The latest findings show quizzing does, in fact, help students apply what they have learned.

Andrew Butler at Duke University in North Carolina asked undergraduates to read material about bats and how they use echolocation to determine the size of objects and how far away they are. Some were quizzed on the information, while others had extra time to study it. Then he asked a question designed to see whether they could apply what they had learned in a different context. How would a bat determine whether an insect was moving toward it or away from it? The students who were quizzed performed significantly better.

The work applies to elementary school classrooms, he says, but adds it is important that educators understand that the “testing effect” can be achieved in different ways, including games or group activities. What matters is that children are asked to retrieve the information they have been taught. Many elementary teachers already do these sorts of activities, he says, including practice tests before the real spelling test, or “mad minutes,” where students have 60 seconds to answer as many multiplication questions as they can.

At Cornell Village Public School in Markham, part of the York Region District School Board,Trish Frolic’s Grade 5 class is halfway through a unit on geometry. A traditional quiz would require that they either identify or draw acute, obtuse and right-angled triangles. But Ms. Frolic asks them to create the shapes using elastics and plastic boards with rows of pegs on them. She has set up half a dozen tasks at different centres in the classroom and at each one they take a digital photo of their work so she can assess it.

The key, she says, is active learning that engages the students.
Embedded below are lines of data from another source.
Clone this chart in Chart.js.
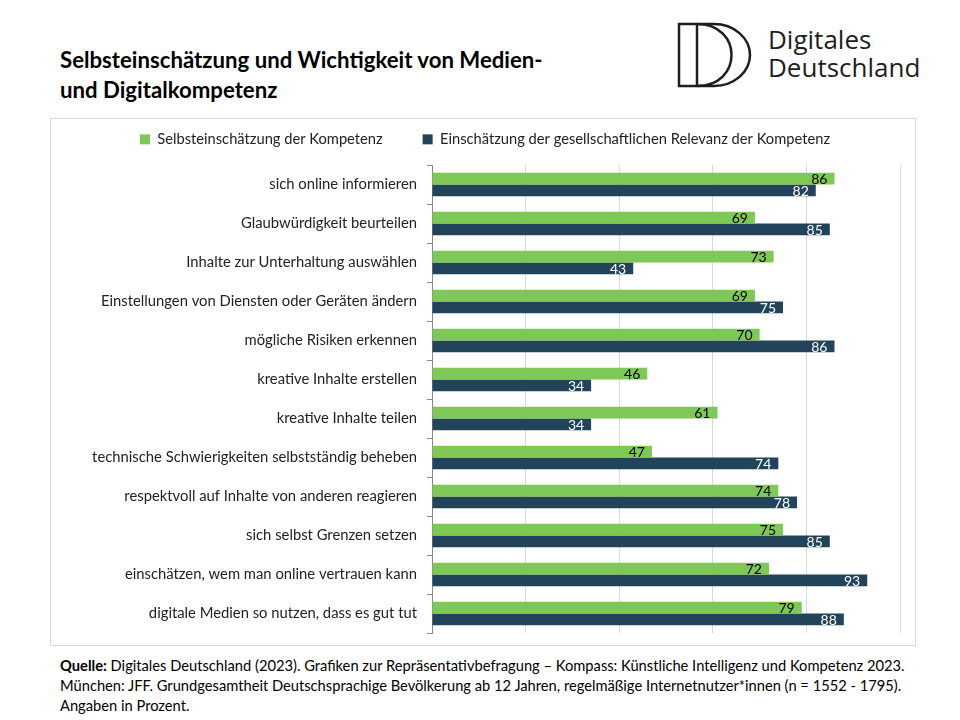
<!DOCTYPE html>
<html><head><meta charset="utf-8">
<script src="https://cdn.jsdelivr.net/npm/chart.js@4"></script>
<style>
html,body{margin:0;padding:0;background:#fff;}
body{width:960px;height:720px;position:relative;overflow:hidden;font-family:Lato,"Liberation Sans",sans-serif;color:#000;}
#title{position:absolute;left:60px;top:45px;font-size:22.2px;font-weight:bold;line-height:30px;white-space:nowrap;}
#logo{position:absolute;left:0;top:0;}
#logotext{position:absolute;left:768px;top:25px;font-family:"Open Sans",sans-serif;font-size:26px;line-height:28px;color:#1e1e1e;white-space:nowrap;}
#frame{position:absolute;left:50px;top:118px;width:864px;height:526px;border:1px solid #d9d9d9;}
#footer{position:absolute;left:60px;top:655px;font-size:14.7px;line-height:20px;color:#000;white-space:nowrap;}
</style></head><body>
<div id="title">Selbsteinschätzung und Wichtigkeit von Medien-<br>und Digitalkompetenz</div>
<svg id="logo" width="960" height="110">
<g fill="none" stroke="#1e1e1e" stroke-width="2.5">
<path d="M679,24 H714 A36,31 0 0 1 714,86 H679 Z"/>
<path d="M697,24 V86"/>
<path d="M697,24 C743,24 743,86 697,86"/>
</g></svg>
<div id="logotext">Digitales<br>Deutschland</div>
<div id="frame"><canvas id="c"></canvas></div>
<div id="footer"><b>Quelle:</b> Digitales Deutschland (2023). Grafiken zur Repräsentativbefragung – Kompass: Künstliche Intelligenz und Kompetenz 2023.<br>München: JFF. Grundgesamtheit Deutschsprachige Bevölkerung ab 12 Jahren, regelmäßige Internetnutzer*innen (n = 1552 - 1795).<br>Angaben in Prozent.</div>
<script>
const categories = [
  "sich online informieren",
  "Glaubwürdigkeit beurteilen",
  "Inhalte zur Unterhaltung auswählen",
  "Einstellungen von Diensten oder Geräten ändern",
  "mögliche Risiken erkennen",
  "kreative Inhalte erstellen",
  "kreative Inhalte teilen",
  "technische Schwierigkeiten selbstständig beheben",
  "respektvoll auf Inhalte von anderen reagieren",
  "sich selbst Grenzen setzen",
  "einschätzen, wem man online vertrauen kann",
  "digitale Medien so nutzen, dass es gut tut"
];
const seriesNames = ["Selbsteinschätzung der Kompetenz", "Einschätzung der gesellschaftlichen Relevanz der Kompetenz"];
const selbst = [86, 69, 73, 69, 70, 46, 61, 47, 74, 75, 72, 79];
const relevanz = [82, 85, 43, 75, 86, 34, 34, 74, 78, 85, 93, 88];

const FONT = 'Lato, "Liberation Sans", sans-serif';
const LEG_PAD = 40;       // horizontal spacing between legend items
const PAD_TOP = -27;      // so the legend row sits near the frame top
const PLOT_TOP = 46;      // plot area top inside the frame
const PAD_LEFT = 19;

const labelPlugin = {
  id: 'barLabels',
  afterDatasetsDraw(chart) {
    const ctx = chart.ctx;
    ctx.save();
    ctx.font = '14px ' + FONT;
    ctx.textAlign = 'right';
    ctx.textBaseline = 'middle';
    chart.data.datasets.forEach((ds, di) => {
      const meta = chart.getDatasetMeta(di);
      ctx.fillStyle = di === 0 ? '#000' : '#fff';
      meta.data.forEach((bar, i) => {
        ctx.fillText(String(ds.data[i]), bar.x - 7, bar.y + 1);
      });
    });
    ctx.restore();
  }
};

const legendFitPlugin = {
  id: 'legendFit',
  beforeInit(chart) {
    const lg = chart.legend;
    if (!lg) return;
    const orig = lg.fit;
    lg.fit = function () {
      orig.call(this);
      this.height = PLOT_TOP - PAD_TOP;
    };
  }
};

new Chart(document.getElementById('c'), {
  type: 'bar',
  data: {
    labels: categories,
    datasets: [
      { label: seriesNames[0], data: selbst, backgroundColor: '#7ec855', barPercentage: 1, categoryPercentage: 0.6 },
      { label: seriesNames[1], data: relevanz, backgroundColor: '#22445a', barPercentage: 1, categoryPercentage: 0.6 }
    ]
  },
  options: {
    indexAxis: 'y',
    responsive: true,
    maintainAspectRatio: false,
    animation: false,
    layout: { padding: { left: PAD_LEFT, right: 15, top: PAD_TOP, bottom: 12 } },
    plugins: {
      legend: {
        display: true,
        position: 'top',
        labels: { boxWidth: 10, boxHeight: 10, color: '#222', padding: LEG_PAD,
          font: { size: 14.7, family: FONT } }
      },
      tooltip: { enabled: false }
    },
    scales: {
      x: {
        min: 0, max: 100,
        ticks: { stepSize: 20, display: false },
        grid: { color: '#d9d9d9', drawTicks: false },
        border: { display: false }
      },
      y: {
        afterFit(scale) { scale.width = 381 - PAD_LEFT; scale.paddingTop = 0; scale.paddingBottom = 0; },
        ticks: { color: '#222', padding: 10, font: { size: 14.8, family: FONT } },
        grid: { drawOnChartArea: false, tickLength: 5, color: '#888' },
        border: { color: '#888' }
      }
    }
  },
  plugins: [labelPlugin, legendFitPlugin]
});
</script>
</body></html>
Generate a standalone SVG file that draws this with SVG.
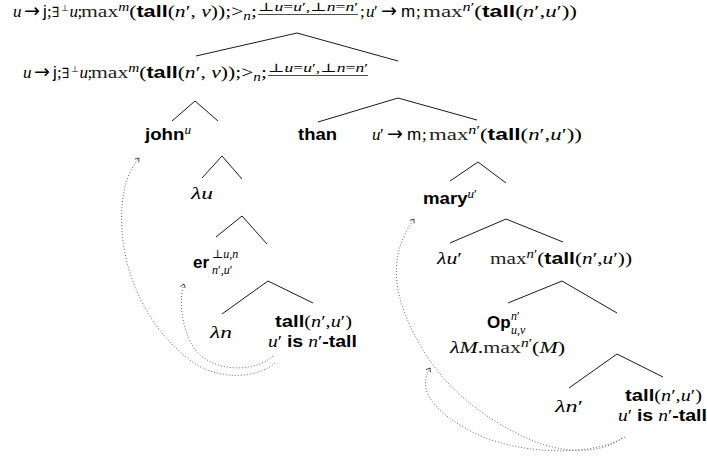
<svg xmlns="http://www.w3.org/2000/svg" width="707" height="460" viewBox="0 0 707 460">
<style>
text{font-family:"Liberation Serif","DejaVu Serif",serif;font-size:17px;fill:#000}
.i{font-style:italic}
.b{font-family:"Liberation Sans","DejaVu Sans",sans-serif;font-weight:bold;font-style:normal}
.sf{font-family:"Liberation Sans","DejaVu Sans",sans-serif;font-style:normal}
.ar{font-family:"DejaVu Sans",sans-serif;font-size:19px;font-style:normal}
.ex{font-family:"DejaVu Serif",serif;font-size:14px}
.bt{font-family:"DejaVu Sans",sans-serif;font-size:9px}
.bb{fill:#222}
.sc{font-size:12px}
.edges line{stroke:#000;stroke-width:0.9}
.moves path{fill:none;stroke:#555;stroke-width:0.9;stroke-dasharray:1 2;marker-end:url(#ah)}
.rule{stroke:#000;stroke-width:0.7}
</style>
<defs>
<marker id="ah" viewBox="-5 -4 6 8" refX="0" refY="0" markerWidth="6" markerHeight="8" markerUnits="userSpaceOnUse" orient="auto">
<path d="M-3.5,-2.6 L0,0 L-3.5,2.6" fill="none" stroke="#333" stroke-width="0.8"/>
</marker>
</defs>

<g id="edges" class="edges">
<line x1="297" y1="33" x2="196" y2="56"/>
<line x1="297" y1="33" x2="398" y2="61"/>
<line x1="195" y1="101" x2="172" y2="121"/>
<line x1="195" y1="101" x2="218" y2="121"/>
<line x1="222" y1="156" x2="202" y2="178"/>
<line x1="222" y1="156" x2="242" y2="179"/>
<line x1="242" y1="216" x2="216" y2="237"/>
<line x1="242" y1="216" x2="267" y2="244"/>
<line x1="268" y1="281" x2="222" y2="314"/>
<line x1="268" y1="281" x2="313" y2="303"/>
<line x1="398" y1="98" x2="318" y2="122"/>
<line x1="398" y1="98" x2="477" y2="120"/>
<line x1="478" y1="162" x2="450" y2="181"/>
<line x1="478" y1="162" x2="506" y2="183"/>
<line x1="506" y1="219" x2="450" y2="243"/>
<line x1="506" y1="219" x2="563" y2="242"/>
<line x1="562" y1="281" x2="508" y2="303"/>
<line x1="562" y1="281" x2="617" y2="313"/>
<line x1="617" y1="354" x2="569" y2="388"/>
<line x1="617" y1="354" x2="663" y2="377"/>
</g>

<g id="moves" class="moves">
<path d="M275,363 C255,380 215,380 190,360 C150,330 125,280 122,230 C120,200 125,175 139,158"/>
<path d="M273,356 C255,372 220,372 200,355 C182,338 178,300 184,284"/>
<path d="M622,438 C600,455 560,455 520,435 C470,410 440,380 420,345 C395,300 385,260 414,219"/>
<path d="M625,437 C590,458 510,455 465,428 C430,408 418,388 430,368"/>
</g>

<g id="root">
<text y="17"><tspan class="i" x="13">u</tspan><tspan class="ar" x="24">→</tspan><tspan class="sf" x="43">j</tspan><tspan x="47">;</tspan><tspan class="ex" x="52">∃</tspan><tspan class="bt" x="61" dy="-6">⊥</tspan><tspan class="i" x="69.5" dy="6">u</tspan><tspan x="77.5">;</tspan></text>
<text x="81" y="17" textLength="176" lengthAdjust="spacingAndGlyphs"><tspan class="bb">max</tspan><tspan class="i sc" dy="-6">m</tspan><tspan dy="6">(</tspan><tspan class="b">tall</tspan>(<tspan class="i">n</tspan>′, <tspan class="i">v</tspan>));&gt;<tspan class="i sc" dy="3">n</tspan><tspan dy="-3">;</tspan></text>
<text class="sc" x="258" y="11" textLength="100" lengthAdjust="spacingAndGlyphs">⊥<tspan class="i">u</tspan>=<tspan class="i">u</tspan>′,⊥<tspan class="i">n</tspan>=<tspan class="i">n</tspan>′</text>
<line class="rule" x1="258" y1="14.5" x2="358" y2="14.5"/>
<text y="17"><tspan x="360">;</tspan><tspan class="i" x="366">u</tspan><tspan x="374">′</tspan><tspan class="ar" x="381">→</tspan><tspan class="sf" x="401">m</tspan><tspan x="416">;</tspan></text>
<text x="423" y="17" textLength="154" lengthAdjust="spacingAndGlyphs"><tspan class="bb">max</tspan><tspan class="i sc" dy="-6">n</tspan><tspan class="sc">′</tspan><tspan dy="6">(</tspan><tspan class="b">tall</tspan>(<tspan class="i">n</tspan>′,<tspan class="i">u</tspan>′))</text>
</g>

<g id="left-node">
<text y="78"><tspan class="i" x="23">u</tspan><tspan class="ar" x="34">→</tspan><tspan class="sf" x="53">j</tspan><tspan x="57">;</tspan><tspan class="ex" x="62">∃</tspan><tspan class="bt" x="71" dy="-6">⊥</tspan><tspan class="i" x="79.5" dy="6">u</tspan><tspan x="87.5">;</tspan></text>
<text x="91" y="78" textLength="176" lengthAdjust="spacingAndGlyphs"><tspan class="bb">max</tspan><tspan class="i sc" dy="-6">m</tspan><tspan dy="6">(</tspan><tspan class="b">tall</tspan>(<tspan class="i">n</tspan>′, <tspan class="i">v</tspan>));&gt;<tspan class="i sc" dy="3">n</tspan><tspan dy="-3">;</tspan></text>
<text class="sc" x="268" y="72" textLength="100" lengthAdjust="spacingAndGlyphs">⊥<tspan class="i">u</tspan>=<tspan class="i">u</tspan>′,⊥<tspan class="i">n</tspan>=<tspan class="i">n</tspan>′</text>
<line class="rule" x1="268" y1="75.5" x2="368" y2="75.5"/>
</g>

<g id="john">
<text class="b" x="145" y="140" textLength="46" lengthAdjust="spacingAndGlyphs">john<tspan class="i sc" style="font-family:'Liberation Serif',serif;font-weight:normal" dy="-6">u</tspan></text>
</g>

<g id="than">
<text class="b" x="298" y="140" textLength="39" lengthAdjust="spacingAndGlyphs">than</text>
</g>

<g id="mary-node">
<text y="140"><tspan class="i" x="372">u</tspan><tspan x="380">′</tspan><tspan class="ar" x="387">→</tspan><tspan class="sf" x="407">m</tspan><tspan x="422">;</tspan></text>
<text x="429" y="140" textLength="153" lengthAdjust="spacingAndGlyphs"><tspan class="bb">max</tspan><tspan class="i sc" dy="-6">n</tspan><tspan class="sc">′</tspan><tspan dy="6">(</tspan><tspan class="b">tall</tspan>(<tspan class="i">n</tspan>′,<tspan class="i">u</tspan>′))</text>
</g>

<g id="lambda-u">
<text class="i" x="191" y="199" textLength="22" lengthAdjust="spacingAndGlyphs">λu</text>
</g>

<g id="er">
<text class="b" x="193" y="268">er</text>
<text class="sc" x="212" y="258">⊥<tspan class="i">u</tspan>,<tspan class="i">n</tspan></text>
<text class="sc" x="212" y="274"><tspan class="i">n</tspan>′,<tspan class="i">u</tspan>′</text>
</g>

<g id="lambda-n">
<text class="i" x="210" y="338" textLength="22" lengthAdjust="spacingAndGlyphs">λn</text>
</g>

<g id="tall-left">
<text x="275" y="327" textLength="77" lengthAdjust="spacingAndGlyphs"><tspan class="b">tall</tspan>(<tspan class="i">n</tspan>′,<tspan class="i">u</tspan>′)</text>
<text x="268" y="347" textLength="89" lengthAdjust="spacingAndGlyphs"><tspan class="i">u</tspan>′ <tspan class="b">is</tspan> <tspan class="i">n</tspan>′<tspan class="b">-tall</tspan></text>
</g>

<g id="mary">
<text class="b" x="423" y="204" textLength="54" lengthAdjust="spacingAndGlyphs">mary<tspan class="i sc" style="font-family:'Liberation Serif',serif;font-weight:normal" dy="-6">u</tspan><tspan class="sc" style="font-family:'Liberation Serif',serif;font-weight:normal">′</tspan></text>
</g>

<g id="lambda-u-prime">
<text x="437" y="264" textLength="25" lengthAdjust="spacingAndGlyphs"><tspan class="i">λu</tspan>′</text>
</g>

<g id="max-node">
<text x="490" y="264" textLength="142" lengthAdjust="spacingAndGlyphs"><tspan class="bb">max</tspan><tspan class="i sc" dy="-6">n</tspan><tspan class="sc">′</tspan><tspan dy="6">(</tspan><tspan class="b">tall</tspan>(<tspan class="i">n</tspan>′,<tspan class="i">u</tspan>′))</text>
</g>

<g id="op">
<text class="b" x="487" y="328">Op</text>
<text class="sc" x="511" y="320"><tspan class="i">n</tspan>′</text>
<text class="sc i" x="511" y="334">u,v</text>
<text x="450" y="353" textLength="115" lengthAdjust="spacingAndGlyphs"><tspan class="i">λM</tspan>.<tspan class="bb">max</tspan><tspan class="i sc" dy="-6">n</tspan><tspan class="sc">′</tspan><tspan dy="6">(</tspan><tspan class="i">M</tspan>)</text>
</g>

<g id="lambda-n-prime">
<text x="555" y="412" textLength="28" lengthAdjust="spacingAndGlyphs"><tspan class="i">λn</tspan>′</text>
</g>

<g id="tall-right">
<text x="625" y="401" textLength="77" lengthAdjust="spacingAndGlyphs"><tspan class="b">tall</tspan>(<tspan class="i">n</tspan>′,<tspan class="i">u</tspan>′)</text>
<text x="618" y="421" textLength="89" lengthAdjust="spacingAndGlyphs"><tspan class="i">u</tspan>′ <tspan class="b">is</tspan> <tspan class="i">n</tspan>′<tspan class="b">-tall</tspan></text>
</g>
</svg>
Joan Peskin, an associate professor at OISE, says it would be interesting to know whether extra quizzes are as effective as other methods that encourage active learning, in which children do more than listen to the teacher and take notes. One technique is to divide students into pairs or small groups. One student will summarize a section of the material they’ve just covered. The other will critique the oral summation and make additions. They switch roles for each section.

Quizzing is not in vogue and is almost a pejorative term in the education community, she says, but that does a disservice to students, especially those who struggle in the classroom.

“In the education community, we don’t look enough at the evidence, and the evidence seems to be quite strong,” she says. “It shows students’ learning greatly improves.”